I prototyped something myself and SHDC for the browser was the closet I could find.


Additional pointers:

– a more detailed post about Brotli: http://textslashplain.com/2015/09/10/brotli/

– a MSDN article on “compressing the Web”, explaining the difference between deflate and gzip, the limitations of browsers, and mentionning zopfli and brotli: http://blogs.msdn.com/b/ieinternals/archive/2014/10/21/http-...


This one goes to 11!

Seriously, the Brotli quality setting goes to eleven -- pure genius.

http://www.gstatic.com/b/brotlidocs/brotli-2015-09-22.pdf (Fig. 1)


For those not in the know:

https://www.youtube.com/watch?v=4xgx4k83zzc :-)


Since the recent innovation of middle-out compression there's been a lot of activity in this space.


pigz (parallel gzip) also has a -11 option


The pigz -11 option uses zopfli which is the algorithm referenced in the original article.


Currently being implemented in Firefox: https://bugzilla.mozilla.org/show_bug.cgi?id=366559


Note that this bug originally seems to have been called something like "Implement LZMA compression", and the early comments are about that; it's some way in that someone says "oh, and Google have this new Brotli thing which might be even better".


Mozilla can be quite slow with certain features; for example work on U2F support hasn't even begun one year after a ticket was made (https://bugzilla.mozilla.org/show_bug.cgi?id=1065729). I'm not exactly holding my breath.

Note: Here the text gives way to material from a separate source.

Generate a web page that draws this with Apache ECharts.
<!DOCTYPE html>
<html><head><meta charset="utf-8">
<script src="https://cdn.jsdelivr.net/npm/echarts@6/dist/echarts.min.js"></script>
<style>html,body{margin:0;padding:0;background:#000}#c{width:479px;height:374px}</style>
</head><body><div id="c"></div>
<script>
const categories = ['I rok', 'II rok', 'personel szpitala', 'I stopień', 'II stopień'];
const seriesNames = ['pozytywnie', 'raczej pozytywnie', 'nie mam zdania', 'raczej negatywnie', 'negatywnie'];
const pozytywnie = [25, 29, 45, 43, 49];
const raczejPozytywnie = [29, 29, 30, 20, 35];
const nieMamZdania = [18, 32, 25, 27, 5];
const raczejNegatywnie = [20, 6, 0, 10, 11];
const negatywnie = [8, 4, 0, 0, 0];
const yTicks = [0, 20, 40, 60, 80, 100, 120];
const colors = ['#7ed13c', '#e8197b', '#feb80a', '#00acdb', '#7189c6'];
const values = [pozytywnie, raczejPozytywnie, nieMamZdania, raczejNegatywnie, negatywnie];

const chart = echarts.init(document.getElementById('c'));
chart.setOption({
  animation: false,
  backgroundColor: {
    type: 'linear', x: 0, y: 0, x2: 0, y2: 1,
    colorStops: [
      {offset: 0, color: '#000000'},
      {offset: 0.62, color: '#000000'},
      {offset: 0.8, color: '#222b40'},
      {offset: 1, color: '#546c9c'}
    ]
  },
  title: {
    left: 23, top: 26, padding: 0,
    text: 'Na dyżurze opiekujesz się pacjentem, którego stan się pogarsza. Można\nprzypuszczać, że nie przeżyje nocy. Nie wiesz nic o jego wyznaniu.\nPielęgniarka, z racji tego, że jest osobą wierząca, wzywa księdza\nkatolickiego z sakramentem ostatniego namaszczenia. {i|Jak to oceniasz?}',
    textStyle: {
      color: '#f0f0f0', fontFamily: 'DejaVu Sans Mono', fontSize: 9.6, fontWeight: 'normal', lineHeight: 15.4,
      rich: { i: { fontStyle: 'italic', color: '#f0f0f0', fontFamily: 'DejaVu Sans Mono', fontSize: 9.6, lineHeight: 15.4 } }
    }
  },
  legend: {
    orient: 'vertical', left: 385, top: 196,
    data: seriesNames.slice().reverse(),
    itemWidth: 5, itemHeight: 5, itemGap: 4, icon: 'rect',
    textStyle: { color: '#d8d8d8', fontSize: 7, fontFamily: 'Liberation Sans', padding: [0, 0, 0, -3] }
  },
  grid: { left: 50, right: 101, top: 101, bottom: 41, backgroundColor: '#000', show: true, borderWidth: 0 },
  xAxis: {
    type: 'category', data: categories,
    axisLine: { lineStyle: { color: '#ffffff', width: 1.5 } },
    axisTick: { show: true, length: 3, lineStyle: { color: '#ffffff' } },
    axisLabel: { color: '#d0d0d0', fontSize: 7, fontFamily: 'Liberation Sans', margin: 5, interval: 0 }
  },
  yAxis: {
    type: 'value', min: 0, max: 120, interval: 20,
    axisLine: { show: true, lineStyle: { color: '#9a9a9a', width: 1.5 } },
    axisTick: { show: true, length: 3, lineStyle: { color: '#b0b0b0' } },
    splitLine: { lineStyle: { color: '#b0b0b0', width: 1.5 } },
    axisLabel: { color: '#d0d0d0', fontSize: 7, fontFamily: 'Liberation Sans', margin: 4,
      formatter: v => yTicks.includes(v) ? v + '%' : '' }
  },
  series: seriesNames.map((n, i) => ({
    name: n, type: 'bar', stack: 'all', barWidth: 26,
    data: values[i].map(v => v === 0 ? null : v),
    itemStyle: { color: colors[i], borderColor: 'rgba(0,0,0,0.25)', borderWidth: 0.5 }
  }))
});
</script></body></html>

They've already tried to land the code to add brotli support but had to back it out because of an Android build failure. They're moving pretty quick on this. It helps that they already had brotli for WOFF so there is less review required.


Note that this will only be supported over https, due to broken proxies:

https://bugzilla.mozilla.org/show_bug.cgi?id=366559#c92


I would be in favor of any new technology for the web requiring TLS. It provides both a carrot (of new features) and a stick (of falling behind competitors) for people to get off their asses and secure the web from a whole host of attacks.

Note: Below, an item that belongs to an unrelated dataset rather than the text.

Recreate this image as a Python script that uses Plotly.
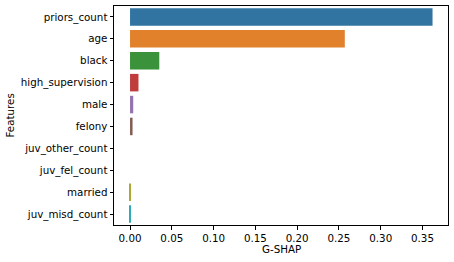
import plotly.graph_objects as go

features = ["priors_count", "age", "black", "high_supervision", "male", "felony",
            "juv_other_count", "juv_fel_count", "married", "juv_misd_count"]
gshap = [0.362, 0.257, 0.035, 0.0101, 0.0038, 0.003, 0.0, 0.0, -0.0011, -0.0012]
colors = ["#3274a1", "#e1812c", "#3a923a", "#c03d3e", "#9372b2", "#845b53",
          "#d684bd", "#7f7f7f", "#a9aa35", "#2eabb8"]

fig = go.Figure(go.Bar(
    x=gshap, y=features, orientation="h",
    marker=dict(color=colors, line=dict(width=0)),
    width=0.8,
))

font = dict(family="DejaVu Sans", size=10.3, color="#000000")
fig.update_layout(
    width=454, height=262,
    margin=dict(l=114, r=6, t=6, b=37),
    paper_bgcolor="white", plot_bgcolor="white",
    font=font, showlegend=False,
    xaxis=dict(
        range=[-0.0192, 0.3805],
        tickvals=[0, 0.05, 0.1, 0.15, 0.2, 0.25, 0.3, 0.35],
        tickformat=".2f",
        ticks="outside", ticklen=3.5, tickwidth=0.8, tickcolor="black",
        showline=True, linecolor="black", linewidth=1, mirror=True,
        showgrid=False, zeroline=False, automargin=False,
    ),
    yaxis=dict(
        range=[9.5, -0.5],
        ticks="outside", ticklen=3.5, tickwidth=0.8, tickcolor="black",
        showline=True, linecolor="black", linewidth=1, mirror=True,
        showgrid=False, zeroline=False, automargin=False,
    ),
    annotations=[
        dict(text="G-SHAP", xref="paper", yref="paper", x=0.5, y=0,
             yshift=-16, xanchor="center", yanchor="top", showarrow=False, font=font),
        dict(text="Features", xref="paper", yref="paper", x=0, y=0.5,
             xshift=-113, xanchor="left", yanchor="middle", textangle=-90,
             showarrow=False, font=font),
    ],
)

fig.write_html(
    "out.html",
    config={"displayModeBar": False},
    post_script="document.body.style.margin='0';document.body.style.overflow='hidden';",
)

Even if your page doesn't have sensitive information on it, an insecurely loaded page provides an attacker the avenue to inject potentially malicious code. This will be the case until the entire web is HTTPS-enabled.


Aren't there any security risks when using this over HTTPS, considering past attacks like BREACH and CRIME?


CRIME: TLS compression can reveal private headers, like auth cookies. Fixed by turning off TLS compression. Not applicable to HTTP because HTTP never had header compression.

BREACH: Response body compression of a page where there's (a) something attacker controlled, (b) something private and unchanging in the body can reveal that secret, and (c) response length is visible to an attacker. Doesn't require HTTPS.

If an attack applied, it would be one like BREACH. Which isn't surprising: this is a direct replacement for "Accept-Encoding: gzip / Content-Encoding: gzip" and so we should expect it to be in the same security situation.


I think as long as you're not compressing secrets and attacker controlled data together you're fine.


Good incentive for people to use https IMO.


> Unlike other algorithms compared here, brotli includes a static dictionary. It contains 13’504 words or syllables of English, Spanish, Chinese, Hindi, Russian and Arabic, as well as common phrases used in machine readable languages, particularly HTML and JavaScript.

They could at least have measured the other algorithms with the same dictionary for fairness.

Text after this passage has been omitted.